→ Direction
Collect all lines below with the string "this".

→ Source code of charts
--

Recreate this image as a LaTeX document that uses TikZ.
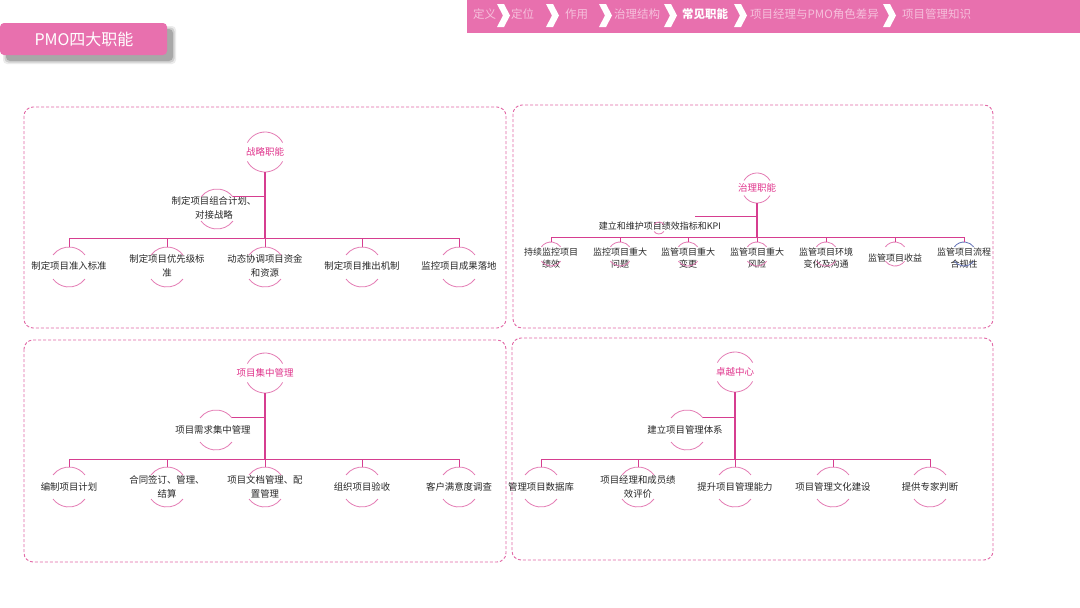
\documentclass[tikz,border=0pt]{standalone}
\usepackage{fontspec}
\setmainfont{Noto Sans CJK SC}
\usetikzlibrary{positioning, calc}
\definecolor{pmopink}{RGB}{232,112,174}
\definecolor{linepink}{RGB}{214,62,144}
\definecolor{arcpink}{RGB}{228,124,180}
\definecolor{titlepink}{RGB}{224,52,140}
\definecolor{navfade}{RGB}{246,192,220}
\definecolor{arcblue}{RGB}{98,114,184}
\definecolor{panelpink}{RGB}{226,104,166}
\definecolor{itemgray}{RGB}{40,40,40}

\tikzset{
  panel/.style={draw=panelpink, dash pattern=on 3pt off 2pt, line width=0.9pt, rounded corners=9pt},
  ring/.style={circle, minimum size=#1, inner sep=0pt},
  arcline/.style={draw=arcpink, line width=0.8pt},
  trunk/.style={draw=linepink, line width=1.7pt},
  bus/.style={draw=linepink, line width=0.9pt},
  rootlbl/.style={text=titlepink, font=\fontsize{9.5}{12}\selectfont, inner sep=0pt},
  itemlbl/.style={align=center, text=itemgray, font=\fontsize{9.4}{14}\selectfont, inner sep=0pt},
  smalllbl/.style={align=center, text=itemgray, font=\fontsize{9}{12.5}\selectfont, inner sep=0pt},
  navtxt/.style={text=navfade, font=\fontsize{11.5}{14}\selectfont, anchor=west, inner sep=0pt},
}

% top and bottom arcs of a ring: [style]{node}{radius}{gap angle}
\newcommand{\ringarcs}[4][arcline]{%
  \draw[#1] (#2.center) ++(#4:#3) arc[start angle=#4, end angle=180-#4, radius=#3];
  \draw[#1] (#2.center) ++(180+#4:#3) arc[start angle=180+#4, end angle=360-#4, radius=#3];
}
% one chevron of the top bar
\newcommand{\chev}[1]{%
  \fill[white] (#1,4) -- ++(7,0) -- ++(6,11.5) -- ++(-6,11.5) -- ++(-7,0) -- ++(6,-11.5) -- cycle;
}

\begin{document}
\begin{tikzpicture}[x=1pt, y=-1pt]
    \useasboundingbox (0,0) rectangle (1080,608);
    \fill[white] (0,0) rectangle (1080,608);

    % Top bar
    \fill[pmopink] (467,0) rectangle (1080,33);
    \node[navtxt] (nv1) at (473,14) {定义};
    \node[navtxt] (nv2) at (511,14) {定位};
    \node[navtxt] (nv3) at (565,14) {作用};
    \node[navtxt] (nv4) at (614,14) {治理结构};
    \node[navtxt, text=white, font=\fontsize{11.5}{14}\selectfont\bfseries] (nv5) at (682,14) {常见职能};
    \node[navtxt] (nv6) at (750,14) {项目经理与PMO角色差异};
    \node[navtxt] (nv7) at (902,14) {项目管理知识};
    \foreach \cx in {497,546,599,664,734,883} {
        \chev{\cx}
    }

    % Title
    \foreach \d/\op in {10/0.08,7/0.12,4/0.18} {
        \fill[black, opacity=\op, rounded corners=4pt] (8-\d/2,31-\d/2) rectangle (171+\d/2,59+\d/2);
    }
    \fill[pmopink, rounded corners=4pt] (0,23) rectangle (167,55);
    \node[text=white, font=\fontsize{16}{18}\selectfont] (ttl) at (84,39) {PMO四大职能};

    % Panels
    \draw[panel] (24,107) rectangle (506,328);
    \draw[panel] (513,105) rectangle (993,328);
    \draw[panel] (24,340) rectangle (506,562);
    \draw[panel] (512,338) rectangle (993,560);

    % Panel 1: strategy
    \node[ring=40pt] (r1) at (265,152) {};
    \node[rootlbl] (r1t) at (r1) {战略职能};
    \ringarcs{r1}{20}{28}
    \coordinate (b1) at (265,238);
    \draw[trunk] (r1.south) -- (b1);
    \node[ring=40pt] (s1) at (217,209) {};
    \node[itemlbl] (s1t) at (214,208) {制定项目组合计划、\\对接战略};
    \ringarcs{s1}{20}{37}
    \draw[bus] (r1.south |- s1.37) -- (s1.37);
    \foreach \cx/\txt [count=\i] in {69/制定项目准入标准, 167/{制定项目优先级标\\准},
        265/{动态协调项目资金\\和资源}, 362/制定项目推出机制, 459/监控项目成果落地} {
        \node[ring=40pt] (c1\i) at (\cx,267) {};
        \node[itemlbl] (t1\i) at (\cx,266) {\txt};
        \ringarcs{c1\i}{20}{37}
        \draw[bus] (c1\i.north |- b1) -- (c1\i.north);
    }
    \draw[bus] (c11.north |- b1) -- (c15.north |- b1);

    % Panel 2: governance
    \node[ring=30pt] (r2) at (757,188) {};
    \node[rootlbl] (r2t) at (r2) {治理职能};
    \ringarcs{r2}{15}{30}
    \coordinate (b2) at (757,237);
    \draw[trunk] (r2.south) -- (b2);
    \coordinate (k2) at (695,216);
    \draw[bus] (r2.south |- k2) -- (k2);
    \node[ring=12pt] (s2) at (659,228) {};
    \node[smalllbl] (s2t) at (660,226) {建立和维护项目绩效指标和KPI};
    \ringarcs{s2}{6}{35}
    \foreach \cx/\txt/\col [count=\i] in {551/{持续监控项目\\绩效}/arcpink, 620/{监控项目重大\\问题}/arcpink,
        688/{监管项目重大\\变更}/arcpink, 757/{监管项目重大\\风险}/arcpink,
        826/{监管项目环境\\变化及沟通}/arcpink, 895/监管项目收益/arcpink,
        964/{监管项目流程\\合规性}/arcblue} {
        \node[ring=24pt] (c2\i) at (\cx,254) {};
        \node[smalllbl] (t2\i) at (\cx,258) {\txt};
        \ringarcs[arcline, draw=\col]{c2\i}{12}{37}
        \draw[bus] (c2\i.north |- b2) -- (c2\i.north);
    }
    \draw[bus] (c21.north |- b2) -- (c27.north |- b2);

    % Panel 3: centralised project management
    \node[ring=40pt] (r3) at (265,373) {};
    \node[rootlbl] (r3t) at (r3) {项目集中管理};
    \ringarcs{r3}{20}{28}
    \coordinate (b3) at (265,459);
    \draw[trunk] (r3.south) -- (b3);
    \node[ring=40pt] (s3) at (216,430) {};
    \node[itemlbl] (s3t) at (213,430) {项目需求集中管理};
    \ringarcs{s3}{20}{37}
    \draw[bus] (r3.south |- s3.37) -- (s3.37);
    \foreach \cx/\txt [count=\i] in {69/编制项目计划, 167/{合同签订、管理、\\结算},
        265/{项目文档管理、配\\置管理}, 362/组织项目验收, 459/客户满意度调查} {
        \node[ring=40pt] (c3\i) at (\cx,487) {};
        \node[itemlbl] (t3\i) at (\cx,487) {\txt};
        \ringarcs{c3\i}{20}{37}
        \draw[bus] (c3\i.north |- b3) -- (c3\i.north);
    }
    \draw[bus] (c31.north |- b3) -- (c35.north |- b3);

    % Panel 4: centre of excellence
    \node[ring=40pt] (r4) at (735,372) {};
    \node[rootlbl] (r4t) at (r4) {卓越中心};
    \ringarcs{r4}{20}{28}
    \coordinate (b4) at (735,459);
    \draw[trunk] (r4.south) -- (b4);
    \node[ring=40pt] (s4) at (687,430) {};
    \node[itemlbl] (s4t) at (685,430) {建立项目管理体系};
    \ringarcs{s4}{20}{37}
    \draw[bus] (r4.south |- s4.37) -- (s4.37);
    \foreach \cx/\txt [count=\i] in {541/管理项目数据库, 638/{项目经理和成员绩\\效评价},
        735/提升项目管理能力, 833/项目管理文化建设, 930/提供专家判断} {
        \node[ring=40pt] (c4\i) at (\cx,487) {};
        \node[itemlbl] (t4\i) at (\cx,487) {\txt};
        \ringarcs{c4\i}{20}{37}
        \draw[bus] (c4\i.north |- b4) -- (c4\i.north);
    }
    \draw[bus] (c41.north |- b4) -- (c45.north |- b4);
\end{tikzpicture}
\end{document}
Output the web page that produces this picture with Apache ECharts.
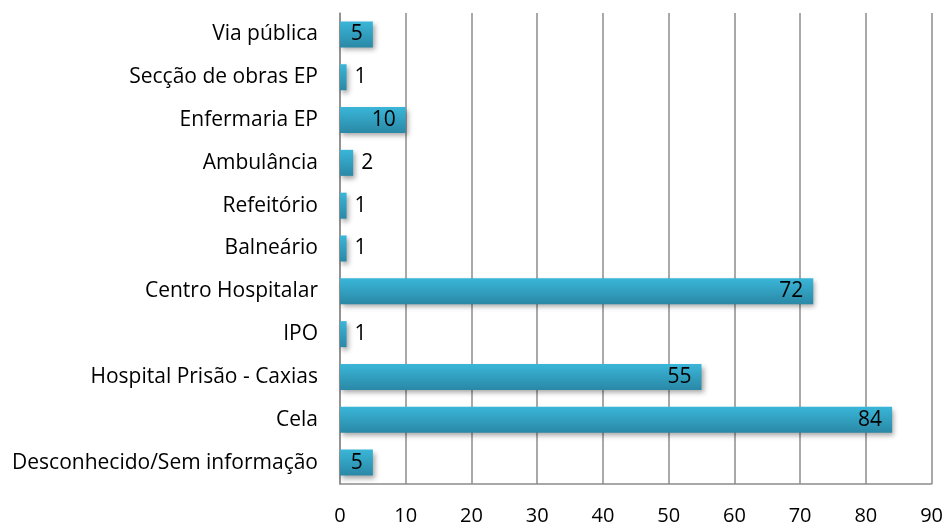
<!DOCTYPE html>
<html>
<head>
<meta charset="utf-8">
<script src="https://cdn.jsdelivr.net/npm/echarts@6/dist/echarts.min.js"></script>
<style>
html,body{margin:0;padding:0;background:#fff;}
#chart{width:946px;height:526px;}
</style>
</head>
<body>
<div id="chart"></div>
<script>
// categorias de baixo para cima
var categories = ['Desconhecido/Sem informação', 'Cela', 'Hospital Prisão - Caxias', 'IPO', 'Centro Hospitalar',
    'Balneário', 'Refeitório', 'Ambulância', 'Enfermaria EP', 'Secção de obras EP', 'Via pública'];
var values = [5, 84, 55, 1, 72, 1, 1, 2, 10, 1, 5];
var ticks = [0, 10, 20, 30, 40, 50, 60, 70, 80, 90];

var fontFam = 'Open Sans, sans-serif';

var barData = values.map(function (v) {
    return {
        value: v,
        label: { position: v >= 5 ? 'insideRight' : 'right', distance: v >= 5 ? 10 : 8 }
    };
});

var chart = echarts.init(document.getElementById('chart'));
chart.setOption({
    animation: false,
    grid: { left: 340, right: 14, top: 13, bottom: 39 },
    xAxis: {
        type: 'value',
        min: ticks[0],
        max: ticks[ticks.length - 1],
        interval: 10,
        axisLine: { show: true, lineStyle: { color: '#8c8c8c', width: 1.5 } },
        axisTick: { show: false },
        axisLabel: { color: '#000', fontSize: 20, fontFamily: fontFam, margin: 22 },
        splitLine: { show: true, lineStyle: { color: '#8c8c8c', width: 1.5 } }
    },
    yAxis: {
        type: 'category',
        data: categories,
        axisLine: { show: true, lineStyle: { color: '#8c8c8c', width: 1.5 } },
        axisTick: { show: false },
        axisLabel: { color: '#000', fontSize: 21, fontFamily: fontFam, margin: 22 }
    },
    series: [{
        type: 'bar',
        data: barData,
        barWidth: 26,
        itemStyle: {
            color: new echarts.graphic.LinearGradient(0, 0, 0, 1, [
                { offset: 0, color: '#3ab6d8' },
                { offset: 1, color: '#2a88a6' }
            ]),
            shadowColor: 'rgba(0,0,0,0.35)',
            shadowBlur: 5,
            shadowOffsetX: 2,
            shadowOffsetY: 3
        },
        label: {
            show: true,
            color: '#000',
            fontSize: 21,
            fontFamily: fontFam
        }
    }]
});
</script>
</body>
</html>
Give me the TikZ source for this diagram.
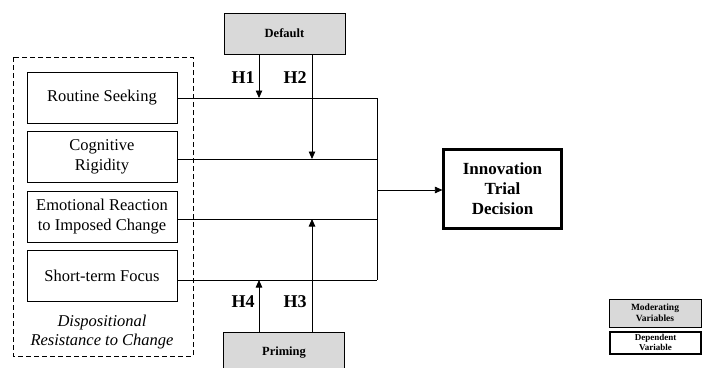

--

→ Full response
Recreate this image as a LaTeX document that uses TikZ.
Output the web page that produces this picture with Apache ECharts.
Give me the TikZ source for this diagram.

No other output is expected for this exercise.